You misread. As I said you may define one if you wish as gmn ; ls but this does not really give you the experienced tidal forces. Thus, even though this is a tensor it is not truly a tidal "acceleration" tensor. It's definitely not a tidal "force" tensor. There is no such thing. And I think you mistake this for gmn , ls which is not the same thing. This is not even a tensor.
re - : Not under a short enough proper time ... - What's your point? The question was whether velocity affects tidal force - not whether or how tidal effect can be ignored. That's a separate issue. It is the difference between "does distort" and "will distort."
I made my point as to how velocity affect tidal force. Reread it.
: re - : again you misunderstand local. - Nope. Don't put words into my mouth. There is a well-established criterion in MTW for determining when a region of space-time can be called locally flat. Loosely speaking - If, within a given amount of time and given a specified precision, no relative acceleration of test objects is detected then that region of space-time is referred to as "locally flat." The questioner asked about tidal forces. You addressed local aspects, not I. :
re - SO what? - What kind of question is this?
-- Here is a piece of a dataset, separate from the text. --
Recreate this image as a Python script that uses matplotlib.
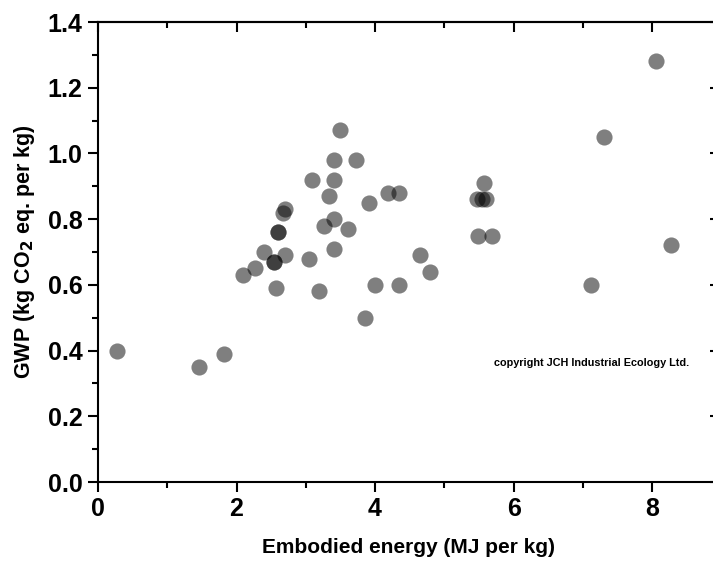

The so what, is that I never said that I was mearly applying this to point particles. It is that it is easy to see tidal force as with other local accelerations you just mention vanish in a local frame of free fall. I answered the question and then added that whether or not the object was in a local frame of free fall Vs one with external forces played a more important role as to the measurements of tidal forces. You disagreed, before really considering what I just said. This is evident in that your last paragraph here actually agrees with what I actually said. Instead of looking for disagreement where there really isn't one, try to understand what are obviously well informed points of view. Your MTW quote is practically a repetition of what I already said.